- The problem
Set down only those lines that fall from the line containing "What matplotlib code" through the line containing "from matplotlib.patches import Rectangle", unchanged and without pictures.

##########

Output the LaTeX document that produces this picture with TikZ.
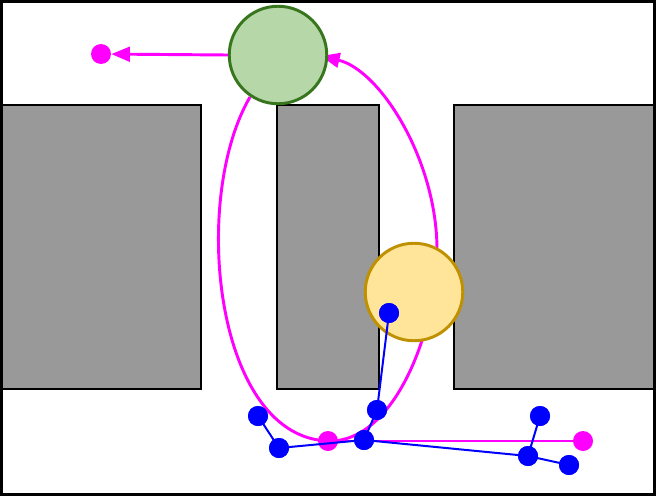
\documentclass[tikz,border=0pt]{standalone}
\usetikzlibrary{arrows.meta}
\definecolor{grayfill}{HTML}{999999}
\definecolor{gfill}{HTML}{B6D7A8}
\definecolor{gdraw}{HTML}{38761D}
\definecolor{yfill}{HTML}{FFE599}
\definecolor{ydraw}{HTML}{BF9000}
\definecolor{mag}{HTML}{FF00FF}
\definecolor{blu}{HTML}{0000FF}
\begin{document}
\begin{tikzpicture}[x=0.75pt,y=-0.75pt,
  wall/.style={fill=grayfill,draw=black,line width=2.2pt},
  bigcirc/.style={circle,minimum size=97.5*0.75pt,inner sep=0pt,line width=2.2pt},
  mdot/.style={circle,fill=mag,minimum size=15pt,inner sep=0pt},
  bdot/.style={circle,fill=blu,minimum size=15pt,inner sep=0pt},
  mline/.style={draw=mag,line width=2.2pt},
  bline/.style={draw=blu,line width=1.5pt},
  tip/.style={-{Triangle[length=14pt,width=11pt]}}]
\useasboundingbox (0,0) rectangle (656,496);
\fill[white] (0,0) rectangle (656,496);
% walls
\draw[wall] (0,105) rectangle (201,389);
\draw[wall] (277,105) rectangle (379,389);
\draw[wall] (454,105) rectangle (656,389);
\coordinate (gc) at (278,55);
\coordinate (yc) at (414,292);
\coordinate (cs) at (250,97);
\coordinate (ce) at (321,56);
% magenta curve
\draw[mline,tip] (cs) .. controls (190,200) and (215,440) .. (330,441)
  .. controls (395,441) and (437,330) .. (437,250)
  .. controls (437,160) and (380,70) .. (ce);
% nodes
\node[bigcirc,fill=gfill,draw=gdraw] (g) at (gc) {};
\node[bigcirc,fill=yfill,draw=ydraw] (y) at (yc) {};
\node[mdot] (m1) at (101,54) {};
\node[mdot] (m2) at (328,441) {};
\node[mdot] (m3) at (583,441) {};
\draw[mline,tip] (g.west) -- (m1);
\draw[mline] (m2) -- (m3);
% blue graph
\node[bdot] (b1) at (258,416) {};
\node[bdot] (b2) at (279,448) {};
\node[bdot] (b3) at (364,440) {};
\node[bdot] (b4) at (377,410) {};
\node[bdot] (b5) at (389,313) {};
\node[bdot] (b6) at (540,416) {};
\node[bdot] (b7) at (528,456) {};
\node[bdot] (b8) at (569,465) {};
\draw[bline] (b1.center) -- (b2.center) -- (b3.center) -- (b4.center) -- (b5.center);
\draw[bline] (b3.center) -- (b7.center) -- (b6.center);
\draw[bline] (b7.center) -- (b8.center);
\foreach \b in {b1,b2,b3,b4,b5,b6,b7,b8} \fill[blu] (\b) circle (10);
% outer frame
\draw[line width=2.2pt] (1.5,1.5) rectangle (654.5,494.5);
\end{tikzpicture}
\end{document}
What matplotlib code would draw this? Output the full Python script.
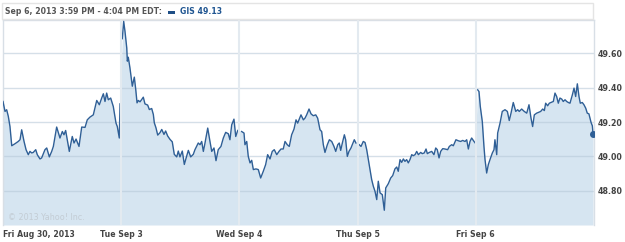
import numpy as np
import matplotlib
matplotlib.use("Agg")
import matplotlib.pyplot as plt
from matplotlib.patches import Rectangle

# GIS intraday, Fri Aug 30 2013 .. Fri Sep 6 2013
# t = trading day position (0 = Aug 30 open, 1 = Sep 3 open, ...)
t = [
    0.000, 0.017, 0.031, 0.045, 0.059, 0.074, 0.102, 0.129, 0.144, 0.158,
    0.178, 0.195, 0.214, 0.228, 0.243, 0.256, 0.277, 0.290, 0.313, 0.327,
    0.355, 0.370, 0.392, 0.412, 0.426, 0.454, 0.482, 0.502, 0.516, 0.530,
    0.561, 0.586, 0.601, 0.618, 0.643, 0.666, 0.694, 0.713, 0.736, 0.764,
    0.793, 0.815, 0.835, 0.849, 0.863, 0.877, 0.891, 0.911, 0.933, 0.956,
    0.967, 0.984, 0.990,
    1.009, 1.021, 1.032, 1.047, 1.052, 1.060, 1.074, 1.094, 1.111, 1.123,
    1.134, 1.145, 1.159, 1.173, 1.187, 1.201, 1.224, 1.238, 1.258, 1.272,
    1.280, 1.294, 1.309, 1.328, 1.343, 1.362, 1.376, 1.393, 1.413, 1.432,
    1.449, 1.470, 1.483, 1.497, 1.517, 1.534, 1.554, 1.568, 1.588, 1.610,
    1.624, 1.652, 1.667, 1.681, 1.695, 1.709, 1.732, 1.751, 1.766, 1.785,
    1.802, 1.821, 1.844, 1.864, 1.884, 1.906, 1.920, 1.935, 1.954, 1.969,
    1.986,
    2.019, 2.039, 2.047, 2.062, 2.075, 2.090, 2.104, 2.118, 2.140, 2.160,
    2.180, 2.202, 2.222, 2.239, 2.259, 2.278, 2.295, 2.316, 2.335, 2.352,
    2.371, 2.386, 2.405, 2.422, 2.442, 2.462, 2.479, 2.493, 2.521, 2.541,
    2.555, 2.569, 2.589, 2.606, 2.625, 2.646, 2.662, 2.682, 2.696, 2.710,
    2.724, 2.744, 2.761, 2.781, 2.800, 2.815, 2.832, 2.845, 2.857, 2.871,
    2.888, 2.899, 2.913, 2.927, 2.944, 2.955, 2.972, 2.986,
    3.014, 3.029, 3.048, 3.063, 3.077, 3.091, 3.105, 3.119, 3.133, 3.147,
    3.162, 3.175, 3.190, 3.209, 3.226, 3.238, 3.260, 3.280, 3.297, 3.316,
    3.331, 3.344, 3.359, 3.373, 3.387, 3.401, 3.415, 3.429, 3.443, 3.458,
    3.471, 3.486, 3.500, 3.514, 3.534, 3.547, 3.564, 3.579, 3.590, 3.607,
    3.627, 3.646, 3.661, 3.674, 3.689, 3.703, 3.720, 3.739, 3.762, 3.776,
    3.796, 3.810, 3.832, 3.852, 3.872, 3.889, 3.909, 3.923, 3.937, 3.951,
    3.965, 3.985, 3.995,
    4.016, 4.027, 4.038, 4.055, 4.069, 4.078, 4.092, 4.106, 4.120, 4.140,
    4.154, 4.162, 4.177, 4.185, 4.205, 4.224, 4.247, 4.267, 4.283, 4.298,
    4.317, 4.338, 4.354, 4.368, 4.388, 4.410, 4.431, 4.450, 4.467, 4.481,
    4.495, 4.515, 4.529, 4.549, 4.566, 4.580, 4.591, 4.608, 4.622, 4.642,
    4.656, 4.670, 4.684, 4.698, 4.712, 4.727, 4.740, 4.755, 4.769, 4.783,
    4.797, 4.817, 4.831, 4.845, 4.859, 4.873, 4.884, 4.901, 4.915, 4.930,
    4.943, 4.957, 4.975, 4.986, 4.992,
]
price = [
    49.320, 49.262, 49.272, 49.233, 49.174, 49.062, 49.074, 49.087, 49.097, 49.155,
    49.087, 49.039, 49.010, 49.029, 49.020, 49.023, 49.039, 49.010, 48.985, 48.991,
    49.039, 49.049, 48.997, 49.029, 49.058, 49.171, 49.107, 49.145, 49.126, 49.151,
    49.029, 49.116, 49.078, 49.101, 49.058, 49.171, 49.169, 49.213, 49.229, 49.242,
    49.326, 49.301, 49.340, 49.365, 49.320, 49.369, 49.330, 49.340, 49.291, 49.194,
    49.174, 49.107, 49.306,
    49.686, 49.787, 49.729, 49.632, 49.555, 49.578, 49.516, 49.409, 49.462, 49.390,
    49.312, 49.326, 49.318, 49.331, 49.345, 49.306, 49.299, 49.273, 49.279, 49.244,
    49.196, 49.167, 49.124, 49.138, 49.157, 49.128, 49.148, 49.119, 49.099, 49.085,
    49.012, 48.997, 49.031, 48.997, 49.031, 48.953, 49.002, 49.035, 48.997, 49.012,
    49.039, 49.078, 49.068, 49.087, 49.029, 49.078, 49.165, 49.087, 49.029, 49.049,
    48.975, 49.039, 49.058, 49.107, 49.140, 49.132, 49.097, 49.184, 49.217, 49.116,
    49.151,
    49.145, 49.136, 49.068, 49.087, 49.000, 48.962, 48.977, 48.923, 48.927, 48.923,
    48.874, 48.913, 48.952, 49.010, 48.985, 49.029, 49.039, 49.010, 49.029, 49.043,
    49.043, 49.087, 49.068, 49.058, 49.126, 49.159, 49.213, 49.194, 49.242, 49.213,
    49.223, 49.242, 49.276, 49.248, 49.237, 49.242, 49.223, 49.155, 49.145, 49.068,
    49.023, 49.068, 49.097, 49.087, 49.058, 49.029, 49.068, 49.078, 49.035, 49.078,
    49.126, 49.097, 49.000, 49.029, 49.049, 49.068, 49.097, 49.078,
    49.068, 49.058, 49.087, 49.081, 49.039, 48.981, 48.923, 48.865, 48.826, 48.797,
    48.748, 48.855, 48.787, 48.777, 48.686, 48.816, 48.841, 48.874, 48.888, 48.927,
    48.938, 48.913, 48.981, 48.965, 48.985, 48.971, 48.981, 48.962, 48.981, 49.010,
    49.004, 49.010, 49.029, 49.010, 49.023, 49.016, 49.020, 49.043, 49.016, 49.023,
    49.029, 49.010, 49.049, 49.039, 48.991, 49.029, 49.045, 49.043, 49.039, 49.058,
    49.068, 49.062, 49.097, 49.091, 49.087, 49.093, 49.087, 49.097, 49.043, 49.087,
    49.107, 49.087, 49.078,
    49.388, 49.378, 49.291, 49.203, 49.058, 48.981, 48.903, 48.952, 48.981, 49.020,
    49.039, 49.097, 49.010, 49.136, 49.194, 49.262, 49.272, 49.262, 49.209, 49.252,
    49.314, 49.262, 49.272, 49.262, 49.276, 49.262, 49.252, 49.301, 49.223, 49.174,
    49.242, 49.252, 49.256, 49.262, 49.276, 49.267, 49.310, 49.295, 49.310, 49.316,
    49.320, 49.369, 49.349, 49.310, 49.340, 49.334, 49.320, 49.330, 49.320, 49.314,
    49.310, 49.359, 49.398, 49.349, 49.423, 49.349, 49.310, 49.314, 49.301, 49.281,
    49.252, 49.248, 49.198, 49.178, 49.130,
]
day_labels = ["Fri Aug 30, 2013", "Tue Sep 3", "Wed Sep 4", "Thu Sep 5", "Fri Sep 6"]
y_ticks = [48.80, 49.00, 49.20, 49.40, 49.60]

header_text = "Sep 6, 2013 3:59 PM - 4:04 PM EDT:"
legend_text = "GIS 49.13"

line_col = "#2f5f96"
fill_col = "#d6e5f1"
text_col = "#444444"

t = np.array(t)
price = np.array(price)

W, H = 625, 242
fig = plt.figure(figsize=(W / 100, H / 100), dpi=100)
fig.patch.set_facecolor("white")

# plot area in pixels: x 3..594, y 20..225
ax = fig.add_axes([3 / W, (H - 225) / H, (594 - 3) / W, (225 - 20) / H])
ax.set_xlim(0, 5)
ax.set_ylim(48.60, 49.795)

ax.fill_between(t, price, 48.60, color=fill_col, lw=0, zorder=1)
days = np.floor(t).astype(int)
for d in np.unique(days):
    m = days == d
    ax.plot(t[m], price[m], color=line_col, lw=1.0, zorder=3)
ax.plot(t[-1], price[-1], "o", color=line_col, ms=4, zorder=4)

# gridlines
for yv in y_ticks:
    ax.axhline(yv, color="#b4c6d6", alpha=0.55, lw=1.0, zorder=2)
for xv in range(1, 5):
    ax.axvline(xv, color="#e3eaf0", lw=1.5, zorder=5)

for s in ["left", "top", "right"]:
    ax.spines[s].set_color("#d8dfe6")
    ax.spines[s].set_linewidth(1.0)
ax.spines["bottom"].set_visible(False)

ax.set_xticks(range(5))
ax.set_xticklabels(day_labels, fontsize=5.6, fontweight="bold", color=text_col)
ax.get_xticklabels()[0].set_ha("left")
ax.tick_params(axis="x", length=0, pad=3.5)

ax.yaxis.tick_right()
ax.set_yticks(y_ticks)
ax.set_yticklabels(["%.2f" % v for v in y_ticks], fontsize=5.7, fontweight="bold", color=text_col)
ax.tick_params(axis="y", length=0, pad=2.5)

ax.text(0.04, 48.63, "\u00a9 2013 Yahoo! Inc.", fontsize=5.8, color="#c3ccd4", zorder=6)

# header strip
fig.patches.append(Rectangle((2 / W, (H - 19) / H), (593 - 2) / W, 16 / H,
                             transform=fig.transFigure, facecolor="white",
                             edgecolor="#e4e4e4", lw=1.0))
fig.text(5 / W, (H - 11.5) / H, header_text, fontsize=5.6, fontweight="bold",
         color="#555555", va="center", ha="left")
fig.patches.append(Rectangle((168 / W, (H - 13.5) / H), 7 / W, 3 / H,
                             transform=fig.transFigure, facecolor="#1f4f86", lw=0))
fig.text(180 / W, (H - 11.5) / H, legend_text, fontsize=5.6, fontweight="bold",
         color="#1f5591", va="center", ha="left")

fig.savefig("out.png", dpi=100)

##########

- Final result
What matplotlib code would draw this? Output the full Python script.
import numpy as np
import matplotlib
matplotlib.use("Agg")
import matplotlib.pyplot as plt
from matplotlib.patches import Rectangle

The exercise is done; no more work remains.